Treasury Department Circular
to the Collectors of the Customs1
July 23, 1792.
On a revision of the Act concerning the Post Office,2 I find the construction communicated in my Circular of the 25th ultimo to be erroneous, the 10th section of that Act expressly imposing specific rates of postage, according to circumstances, for every letter or packet carried from one port to another, in the United States, by sea, not only in packet boats or vessels, the property of, or provided by the United States, but also “in every private ship or vessel.” This provision had escaped attention.

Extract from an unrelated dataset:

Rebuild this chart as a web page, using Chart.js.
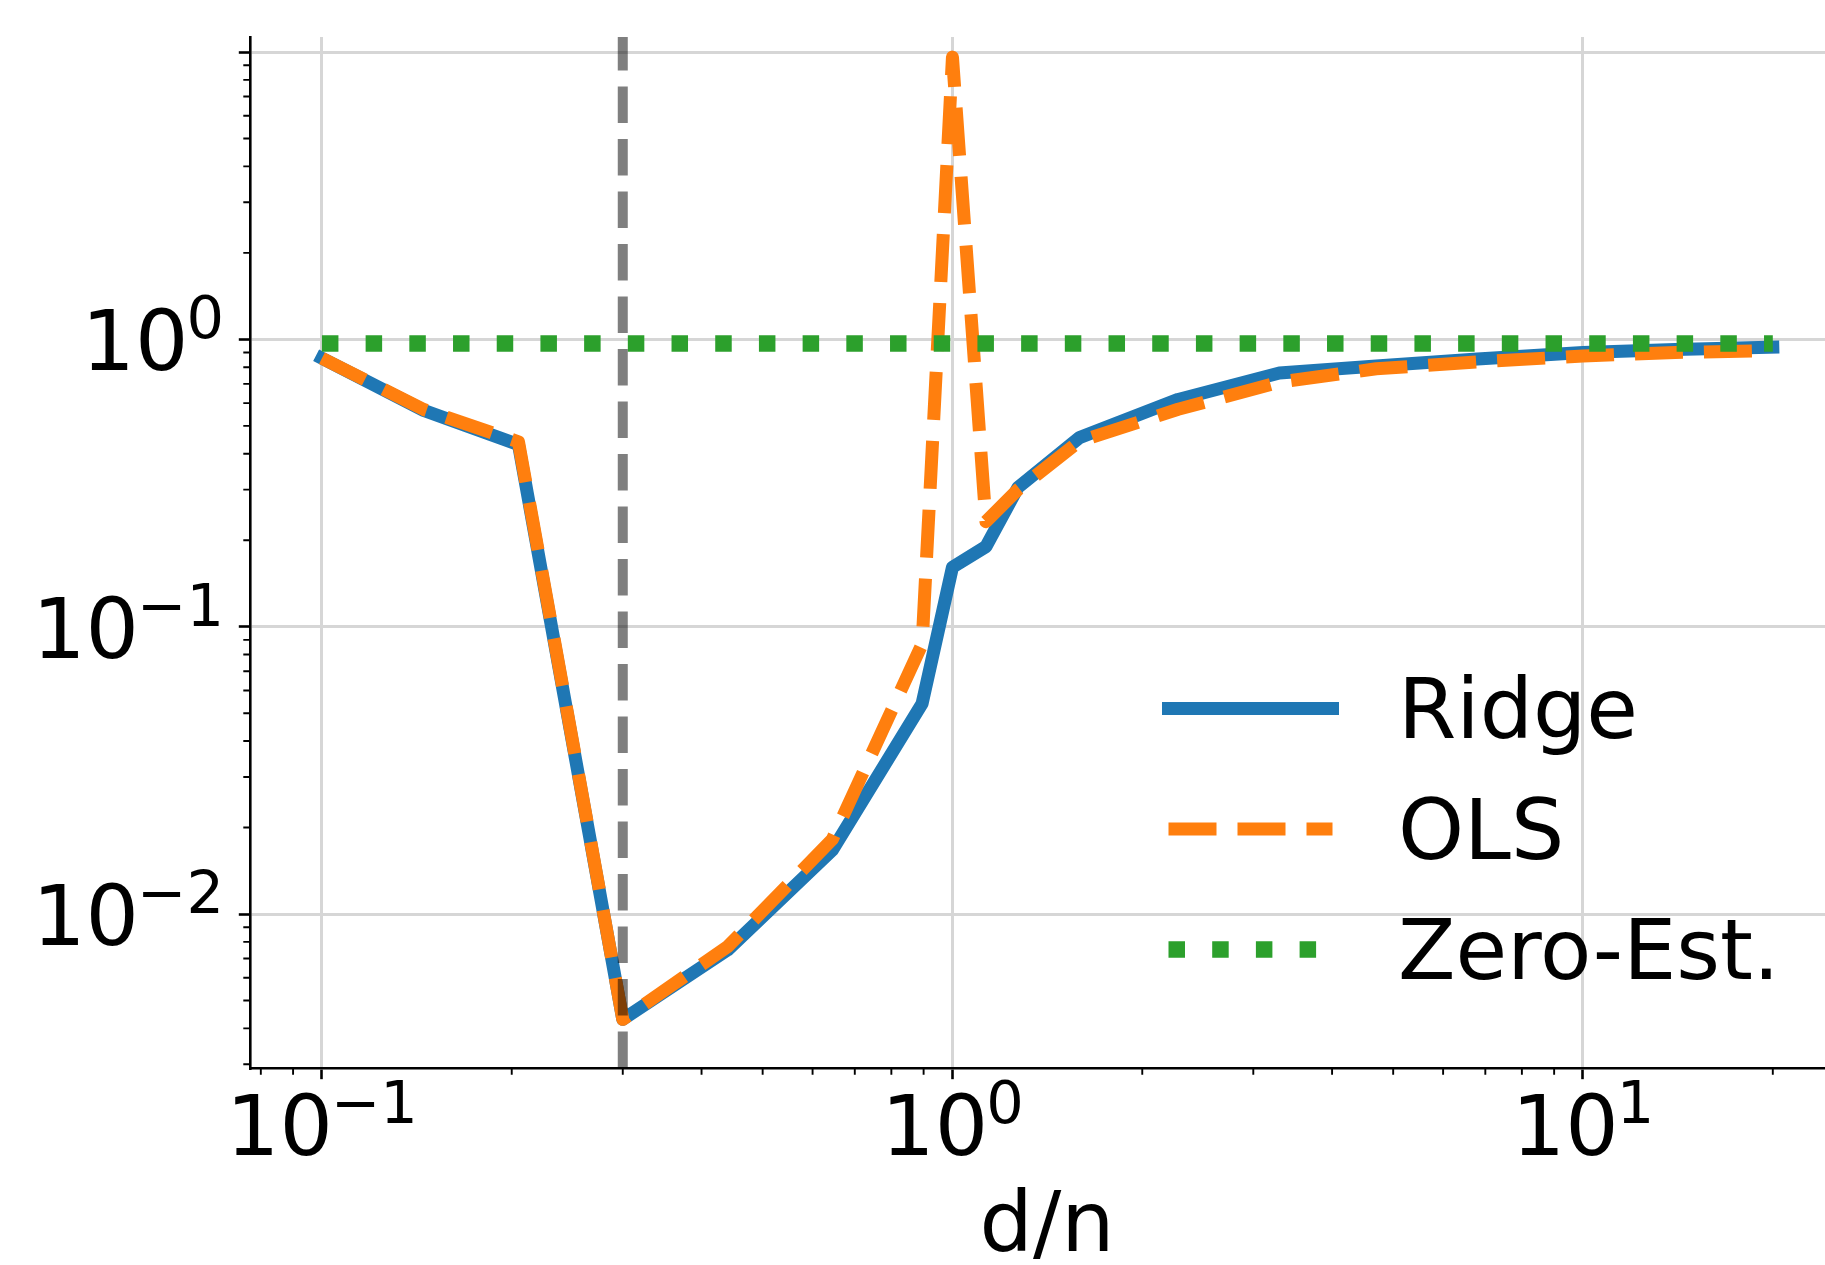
<!DOCTYPE html>
<html>
<head>
<meta charset="utf-8">
<script src="https://cdn.jsdelivr.net/npm/chart.js@4.4.1/dist/chart.umd.min.js"></script>
<style>
  html, body { margin: 0; padding: 0; background: #fff; }
</style>
</head>
<body>
<canvas id="myChart" width="1825" height="1265"></canvas>
<script>
// values
const gammas  = [0.1, 0.145, 0.205, 0.3, 0.44, 0.645, 0.895, 1.0, 1.13, 1.27, 1.59, 2.28, 3.3, 4.7, 6.8, 10, 14, 20];
const ridge   = [0.86, 0.566, 0.43, 0.0043, 0.0075, 0.0167, 0.054, 0.161, 0.19, 0.305, 0.455, 0.618, 0.764, 0.808, 0.855, 0.9, 0.922, 0.94];
const ols     = [0.86, 0.57, 0.44, 0.0043, 0.0077, 0.0182, 0.087, 9.6, 0.232, 0.3, 0.442, 0.571, 0.71, 0.79, 0.835, 0.875, 0.9, 0.915];
const zeroEst = [0.968, 0.968, 0.968, 0.968, 0.968, 0.968, 0.968, 0.968, 0.968, 0.968, 0.968, 0.968, 0.968, 0.968, 0.968, 0.968, 0.968, 0.968];
const threshold = 0.3;

const xMajor = [0.1, 1, 10];
const xMajorExp = ['\u22121', '0', '1'];
const xMinor = [0.08, 0.09, 0.2, 0.3, 0.4, 0.5, 0.6, 0.7, 0.8, 0.9, 2, 3, 4, 5, 6, 7, 8, 9, 20];
const yMajor = [0.01, 0.1, 1, 10];
const yLabelled = [0.01, 0.1, 1];
const yLabelledExp = ['\u22122', '\u22121', '0'];
const yMinor = [0.003, 0.004, 0.005, 0.006, 0.007, 0.008, 0.009,
                0.02, 0.03, 0.04, 0.05, 0.06, 0.07, 0.08, 0.09,
                0.2, 0.3, 0.4, 0.5, 0.6, 0.7, 0.8, 0.9,
                2, 3, 4, 5, 6, 7, 8, 9];

const FONT = '"DejaVu Sans"';

function pts(ys) {
  return gammas.map((g, i) => ({x: g, y: ys[i]}));
}

function pow10(ctx, exp, xRef, base, align) {
  ctx.font = '84px ' + FONT;
  let w1 = ctx.measureText('10').width - 2;
  ctx.font = '59px ' + FONT;
  let w2 = ctx.measureText(exp).width;
  let x0 = align === 'center' ? xRef - (w1 + w2) / 2 : xRef - (w1 + w2);
  ctx.textAlign = 'left';
  ctx.textBaseline = 'alphabetic';
  ctx.font = '84px ' + FONT;
  ctx.fillText('10', x0, base);
  ctx.font = '59px ' + FONT;
  ctx.fillText(exp, x0 + w1, base - 32);
}

const decor = {
  id: 'decor',
  afterDatasetsDraw(chart) {
    const ctx = chart.ctx, a = chart.chartArea;
    const px = chart.scales.x.getPixelForValue(threshold);
    ctx.save();
    ctx.strokeStyle = 'rgba(0,0,0,0.5)';
    ctx.lineWidth = 10;
    ctx.lineCap = 'butt';
    ctx.setLineDash([36.5, 16]);
    ctx.beginPath();
    ctx.moveTo(px, a.bottom);
    ctx.lineTo(px, a.top);
    ctx.stroke();
    ctx.restore();
  },
  afterDraw(chart) {
    const ctx = chart.ctx, a = chart.chartArea;
    const xs = chart.scales.x, ys = chart.scales.y;
    ctx.save();
    // minor ticks
    ctx.strokeStyle = '#000';
    ctx.lineWidth = 1.9;
    ctx.beginPath();
    xMinor.forEach(v => {
      let p = xs.getPixelForValue(v);
      ctx.moveTo(p, a.bottom);
      ctx.lineTo(p, a.bottom + 6.7);
    });
    yMinor.forEach(v => {
      let p = ys.getPixelForValue(v);
      ctx.moveTo(a.left - 6.7, p);
      ctx.lineTo(a.left, p);
    });
    ctx.stroke();

    // tick labels
    ctx.fillStyle = '#000';
    xMajor.forEach((v, i) => {
      pow10(ctx, xMajorExp[i], xs.getPixelForValue(v), a.bottom + 87, 'center');
    });
    yLabelled.forEach((v, i) => {
      pow10(ctx, yLabelledExp[i], a.left - 26, ys.getPixelForValue(v) + 31, 'right');
    });

    // axis title
    ctx.font = '84px ' + FONT;
    ctx.textAlign = 'center';
    ctx.fillText('d/n', 1047, 1251);

    // legend
    const ds = chart.data.datasets;
    ds.forEach((d, i) => {
      let yy = 708.6 + i * 120.5;
      ctx.strokeStyle = d.borderColor;
      ctx.lineWidth = d.borderWidth;
      ctx.lineCap = d.borderCapStyle;
      ctx.setLineDash(d.borderDash || []);
      ctx.beginPath();
      ctx.moveTo(1168.5, yy);
      ctx.lineTo(1332.5, yy);
      ctx.stroke();
      ctx.setLineDash([]);
      ctx.font = '84px ' + FONT;
      ctx.textAlign = 'left';
      ctx.textBaseline = 'alphabetic';
      ctx.fillText(d.label, 1398, yy + 29.5);
    });
    ctx.restore();
  }
};

const ctx = document.getElementById('myChart');
const myChart = new Chart(ctx, {
  type: 'line',
  data: {
    datasets: [
      {
        label: 'Ridge',
        data: pts(ridge),
        borderColor: '#1f77b4',
        borderWidth: 13,
        borderCapStyle: 'square',
        borderJoinStyle: 'round',
        order: 3
      },
      {
        label: 'OLS',
        data: pts(ols),
        borderColor: '#ff7f0e',
        borderWidth: 13,
        borderDash: [48, 21],
        borderCapStyle: 'butt',
        borderJoinStyle: 'round',
        order: 2
      },
      {
        label: 'Zero-Est.',
        data: pts(zeroEst),
        borderColor: '#2ca02c',
        borderWidth: 16.5,
        borderDash: [16.5, 27.2],
        borderCapStyle: 'butt',
        borderJoinStyle: 'round',
        order: 1
      }
    ]
  },
  options: {
    responsive: false,
    devicePixelRatio: 1,
    animation: false,
    layout: { padding: { top: 37, left: 0, right: 0, bottom: 0 } },
    elements: {
      point: { radius: 0, hoverRadius: 0 },
      line: { tension: 0, fill: false }
    },
    plugins: {
      legend: { display: false },
      tooltip: { enabled: false }
    },
    scales: {
      x: {
        type: 'logarithmic',
        min: 0.0769,
        max: 24.2,
        bounds: 'data',
        afterBuildTicks: s => { s.ticks = xMajor.map(v => ({value: v, major: true})); },
        afterFit: s => { s.height = 197; },
        ticks: { display: false },
        grid: { color: '#d6d6d6', lineWidth: 3, drawTicks: true, tickLength: 11.2, tickColor: '#000', tickWidth: 2.6 },
        border: { display: true, color: '#000', width: 2.6, z: 1 }
      },
      y: {
        type: 'logarithmic',
        min: 0.002912,
        max: 11.28,
        bounds: 'data',
        afterBuildTicks: s => { s.ticks = yMajor.map(v => ({value: v, major: true})); },
        afterFit: s => { s.width = 250; },
        ticks: { display: false },
        grid: { color: '#d6d6d6', lineWidth: 3, drawTicks: true, tickLength: 11.2, tickColor: '#000', tickWidth: 2.6 },
        border: { display: true, color: '#000', width: 2.6, z: 1 }
      }
    }
  },
  plugins: [decor]
});
</script>
</body>
</html>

A question arises, whether this will require an entry, in any case, in which a vessel was not antecedently bound by law to make entry. I am of opinion that it will not, as there is nothing affirmatively enjoining an entry, in such cases, and it would be too considerable an innovation in the general policy of the laws, to be required by implication.
Yet the Master of every vessel arriving from one port to another, where a Post Office is established, ought, before he “breaks bulk” to deliver the letters, which are directed to be delivered there, in conformity to the 12th section; and so doing, would be entitled to the compensations prescribed by the 13th section. And it is not clear, but that an omission would be punishable by indictment, where the vessel is not subject to an entry. This, however, is a point most fit for the consideration of the Post Masters.
I am, Sir, Your obedient Servant,
LS, Rhode Island Historical Society, Providence; LS, Bureau of Customs, Philadelphia; LS, Mr. Albert C. Wilkerson, Richmond; LS, Office of the Secretary, United States Treasury Department; L[S], RG 36, Collector of Customs at Boston, Letters from the Treasury, 1789–1807, Vol. 4, National Archives; LC, Circulars of the Office of the Secretary, “Set T,” National Archives; copy, United States Finance Miscellany, Treasury Circulars, Library of Congress.